▶ Exercise goal
Copy exactly the lines from the beginning of the data down to and including the line holding "ax2 = ax.twinx()", without any pictures.

▶ Available data
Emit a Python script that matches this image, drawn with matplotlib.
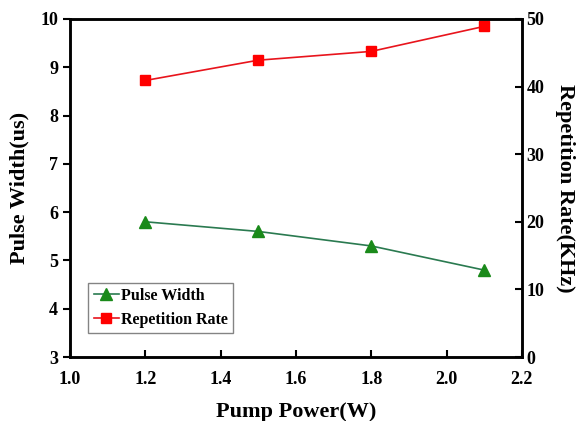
import matplotlib.pyplot as plt

plt.rcParams['font.family'] = 'Liberation Serif'
plt.rcParams['font.weight'] = 'bold'

pump_power = [1.2, 1.5, 1.8, 2.1]
pulse_width = [5.8, 5.6, 5.3, 4.8]
rep_rate = [40.9, 43.9, 45.2, 48.9]

fig = plt.figure(figsize=(5.8, 4.21), dpi=100)
ax = fig.add_axes([0.1207, 0.152, 0.779, 0.803])
ax2 = ax.twinx()

l1, = ax.plot(pump_power, pulse_width, color='#2a7a50', marker='^', markersize=8,
              markerfacecolor='#1a8a1a', markeredgecolor='#1a8a1a', lw=1.2, label='Pulse Width')
l2, = ax2.plot(pump_power, rep_rate, color='#e8141c', marker='s', markersize=7,
               markerfacecolor='#ff0000', markeredgecolor='#ff0000', lw=1.2, label='Repetition Rate')

ax.set_xlim(1.0, 2.2)
ax.set_ylim(3, 10)
ax2.set_ylim(0, 50)
ax.set_xticks([1.0, 1.2, 1.4, 1.6, 1.8, 2.0, 2.2])
ax.set_yticks(range(3, 11))
ax2.set_yticks(range(0, 51, 10))

for s in ax.spines.values():
    s.set_linewidth(1.8)
for s in ax2.spines.values():
    s.set_linewidth(1.8)

ax.tick_params(axis='y', direction='out', length=5, width=1.5, labelsize=13)
ax.tick_params(axis='x', direction='in', length=5, width=1.5, labelsize=13, pad=10)
ax2.tick_params(axis='y', direction='in', length=5, width=1.5, labelsize=13)

ax.set_xlabel('Pump Power(W)', fontsize=16, fontweight='bold', labelpad=10)
ax.set_ylabel('Pulse Width(us)', fontsize=16, fontweight='bold', labelpad=8)
ax2.set_ylabel('Repetition Rate(KHz)', fontsize=16, fontweight='bold', rotation=270, labelpad=22)

leg = ax.legend([l1, l2], ['Pulse Width', 'Repetition Rate'], loc='lower left',
                bbox_to_anchor=(0.04, 0.07), fontsize=11.5, fancybox=False,
                handlelength=1.6, handletextpad=0.1, borderpad=0.35, labelspacing=0.45,
                borderaxespad=0, handleheight=0.9)
leg.get_frame().set_edgecolor('#666666')
leg.get_frame().set_linewidth(1.0)

plt.savefig('out.png', dpi=100)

▶ Solution for this problem
Emit a Python script that matches this image, drawn with matplotlib.
import matplotlib.pyplot as plt

plt.rcParams['font.family'] = 'Liberation Serif'
plt.rcParams['font.weight'] = 'bold'

pump_power = [1.2, 1.5, 1.8, 2.1]
pulse_width = [5.8, 5.6, 5.3, 4.8]
rep_rate = [40.9, 43.9, 45.2, 48.9]

fig = plt.figure(figsize=(5.8, 4.21), dpi=100)
ax = fig.add_axes([0.1207, 0.152, 0.779, 0.803])
ax2 = ax.twinx()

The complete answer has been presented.